I was baffled, at first, by the amount of time Stewart was giving this story. Wasn't he doing exactly what he frequently ridicules other media organizations of doing?   Tunnel vision.  Flogging a trivial, inane issue to death?

Mystery solved: Stewart is very touchy about some critics who claimed he low-balled the issue on the first day because of his personal friendship with Anthony Wiener-- not, they believed, because he was rational.  Those critics successfully manipulated Jon Stewart and made him look like a fool as, on the very next Daily Show, he desperately tried to muster the hysterics to prove that he really, really can't be tricked out like some CNN tart.   He made the story the centerpiece of three consecutive Daily shows, long after it stopped being funny.

But then, that's about all you get on the news these days, including the CBC up here in Canada.   When it's not falling over itself to drool over the royal wedding.

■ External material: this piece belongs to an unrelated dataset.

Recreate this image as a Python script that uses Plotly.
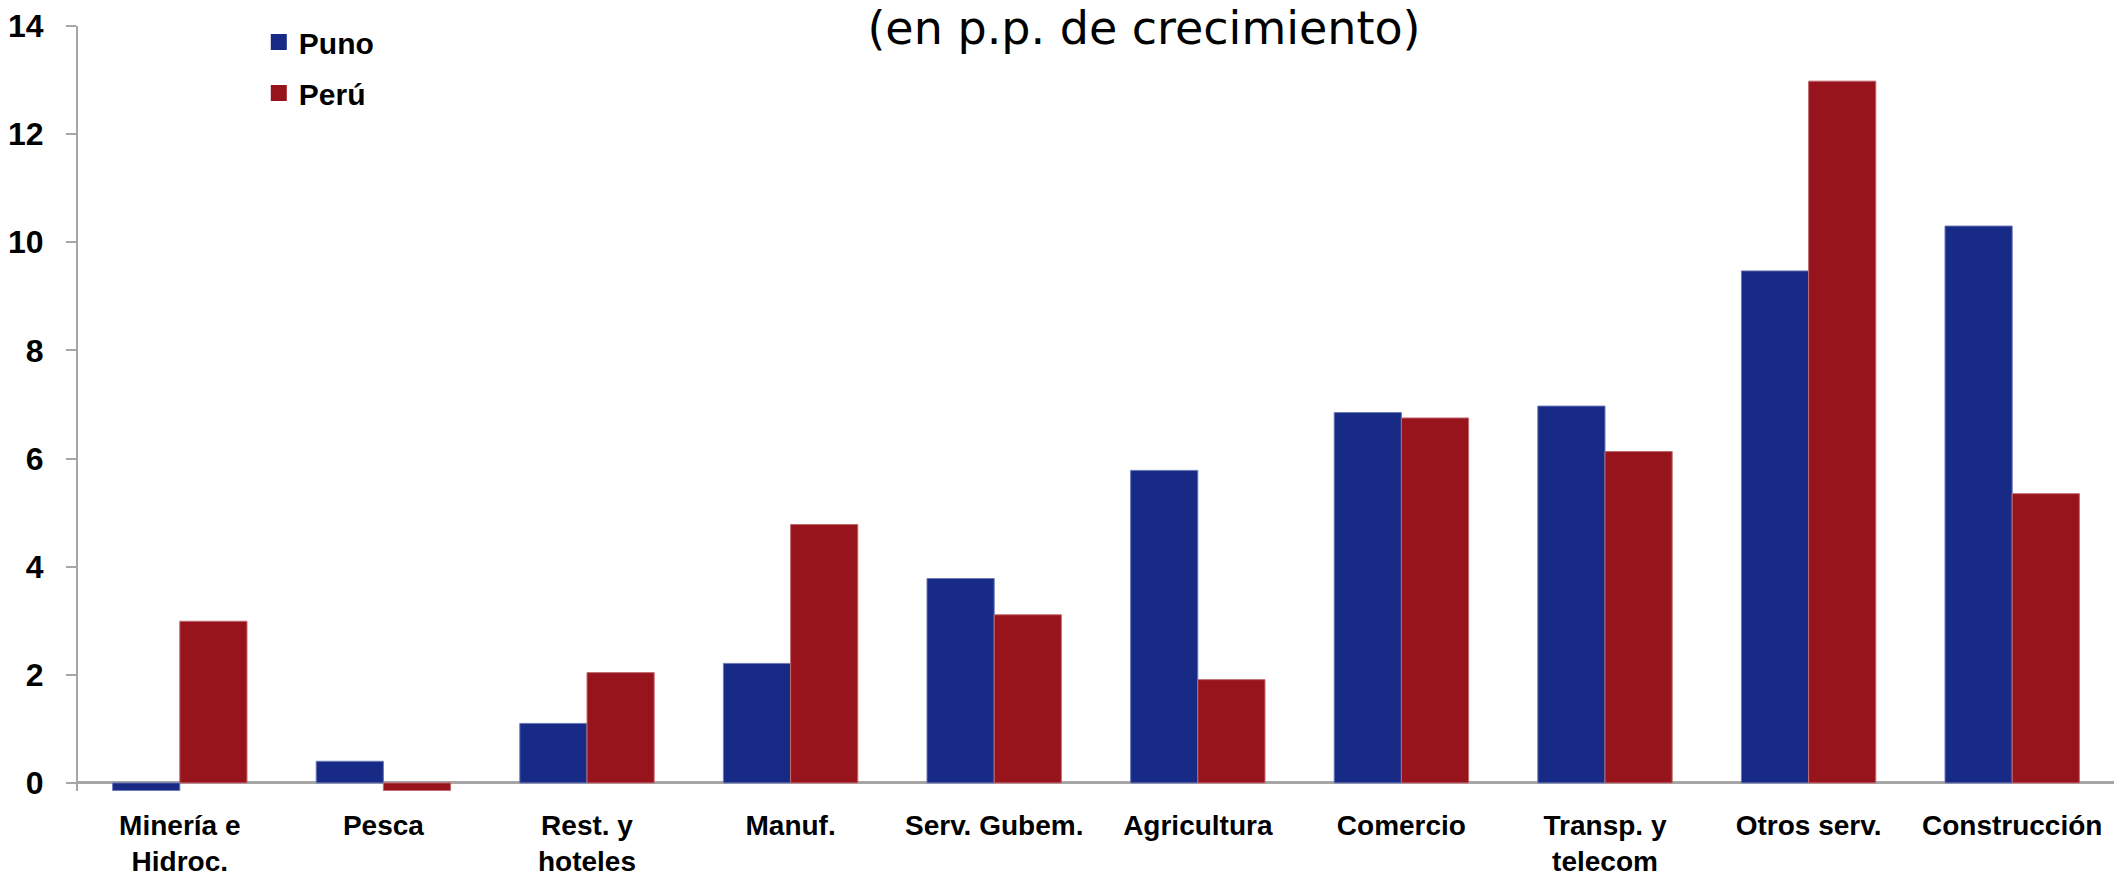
import plotly.graph_objects as go

categories = ["Minería e<br>Hidroc.", "Pesca", "Rest. y<br>hoteles", "Manuf.", "Serv. Gubem.",
              "Agricultura", "Comercio", "Transp. y<br>telecom", "Otros serv.", "Construcción"]
puno = [-0.14, 0.40, 1.10, 2.21, 3.78, 5.78, 6.85, 6.97, 9.47, 10.30]
peru = [2.99, -0.14, 2.04, 4.78, 3.11, 1.91, 6.75, 6.13, 12.98, 5.35]
series_names = ["Puno", "Perú"]
yticks = [0, 2, 4, 6, 8, 10, 12, 14]
title_text = "(en p.p. de crecimiento)"

PUNO_C = "#172A85"
PERU_C = "#98141C"
AXIS_C = "#A6A6A6"
FONT = "Liberation Sans, Arial, sans-serif"

W, H = 2114, 881

fig = go.Figure()
fig.add_trace(go.Bar(x=categories, y=puno, name=series_names[0], showlegend=False,
                     marker=dict(color=PUNO_C, line=dict(color="#6c78b8", width=1))))
fig.add_trace(go.Bar(x=categories, y=peru, name=series_names[1], showlegend=False,
                     marker=dict(color=PERU_C, line=dict(color="#c06a70", width=1))))
# legend entries (square swatches)
for nm, col, grp in [(series_names[0], PUNO_C, "a"), (series_names[1], PERU_C, "b")]:
    fig.add_trace(go.Scatter(x=[None], y=[None], mode="markers", name=nm, legendgroup=grp,
                             marker=dict(symbol="square", size=17, color=col), hoverinfo="skip"))

fig.update_layout(
    width=W, height=H,
    margin=dict(l=78, r=0, t=26, b=90, autoexpand=False),
    paper_bgcolor="white", plot_bgcolor="white",
    barmode="group", bargap=0.34, bargroupgap=0,
    title=dict(text=title_text, x=1144 / W, xanchor="center", xref="container",
               y=1 - 12 / H, yref="container", yanchor="top", pad=dict(t=0, b=0),
               font=dict(family="DejaVu Sans, sans-serif", size=46, color="black")),
    legend=dict(x=0.0888, y=1.0131, xanchor="left", yanchor="top", bgcolor="rgba(0,0,0,0)",
                font=dict(family=FONT, size=30, color="black", weight="bold"),
                tracegroupgap=9, traceorder="grouped", itemsizing="trace"),
    showlegend=True,
)
fig.update_xaxes(automargin=False, range=[-0.5, 9.5], showline=False, ticks="", showgrid=False,
                 zeroline=False,
                 tickfont=dict(family=FONT, size=28, color="black", weight="bold"),
                 ticklabelstandoff=15)
fig.update_yaxes(automargin=False, range=[-0.15, 14], tickvals=yticks,
                 ticktext=[str(v) for v in yticks],
                 showgrid=False, showline=True, linecolor=AXIS_C, linewidth=2,
                 ticks="outside", ticklen=10, tickcolor=AXIS_C, tickwidth=2,
                 zeroline=True, zerolinecolor=AXIS_C, zerolinewidth=3,
                 tickfont=dict(family=FONT, size=32, color="black", weight="bold"),
                 ticklabelstandoff=16)

# remove the browser's default 8px body margin so the figure sits at the page origin
fig.write_html("out.html", config={"displayModeBar": False},
               post_script="document.body.style.margin='0';document.body.style.overflow='hidden';")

At the end of the June 8th "Daily Show", Stewart played a clip of a reporter listing five or six important stories she had intended to cover and then announcing that she would not be covering those stories because there were new developments in the Anthony Weiner story. 

My wife and I could never could figure out if the reporter was being sarcastic or serious.  It is so had to tell nowadays. But it was utterly shameless of Stewart to play it because he was doing the same thing or worse.